While Pignatone won several important rounds at the beginning of that trial, securing convictions for the highest-profile defendants, Diddi had several important victories later on in which he convinced the Italian Supreme Court to drop “mafia association” charges against his client, thus reducing the overall sentence despite Pignatone’s insistence on the link between public corruption and the mob.
While this case has nothing to do with the case at the heart of the Vatican’s megatrial itself, the rivalry between Pignatone and Diddi has come into play again through Perlasca.
When the Vatican trial formally opened July 27, lawyers for Becciu and other defendants raised objections over the failure of prosecutors to turn over all relevant evidence, including video recordings of Perlasca’s testimony.

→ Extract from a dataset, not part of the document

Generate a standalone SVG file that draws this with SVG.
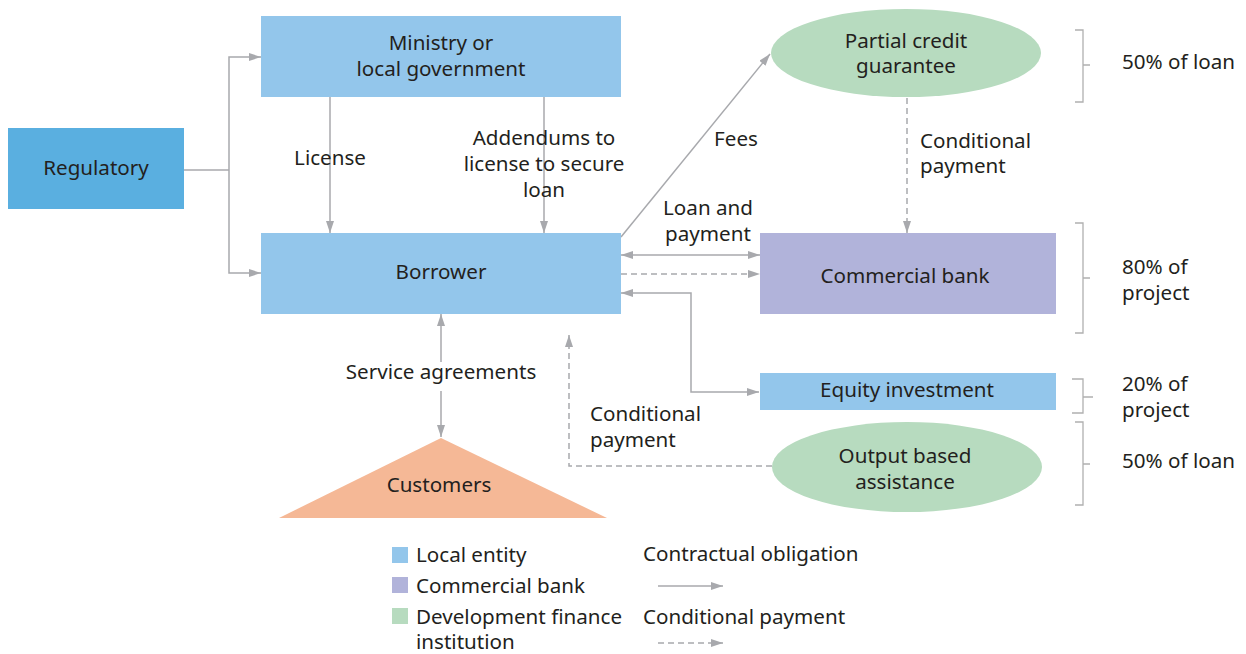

Other witnesses offered audio recordings, with their words later being transcribed into written documentation, however, Perlasca is apparently the only one who gave his testimony on video.
At the close of the July 27 hearing, Pignatone ordered the Vatican’s Promoter of Justice, which is its chief prosecutor, to hand over those recordings to the court no later than Aug. 10. However, a day before that deadline prosecutors responded by essentially refusing the order on grounds that no one had given their consent for the recordings to be released, and it would thus signify a violation of their privacy.
Had this refusal happened in any other country, the prosecutors would likely be facing contempt charges, but so far nothing has happened.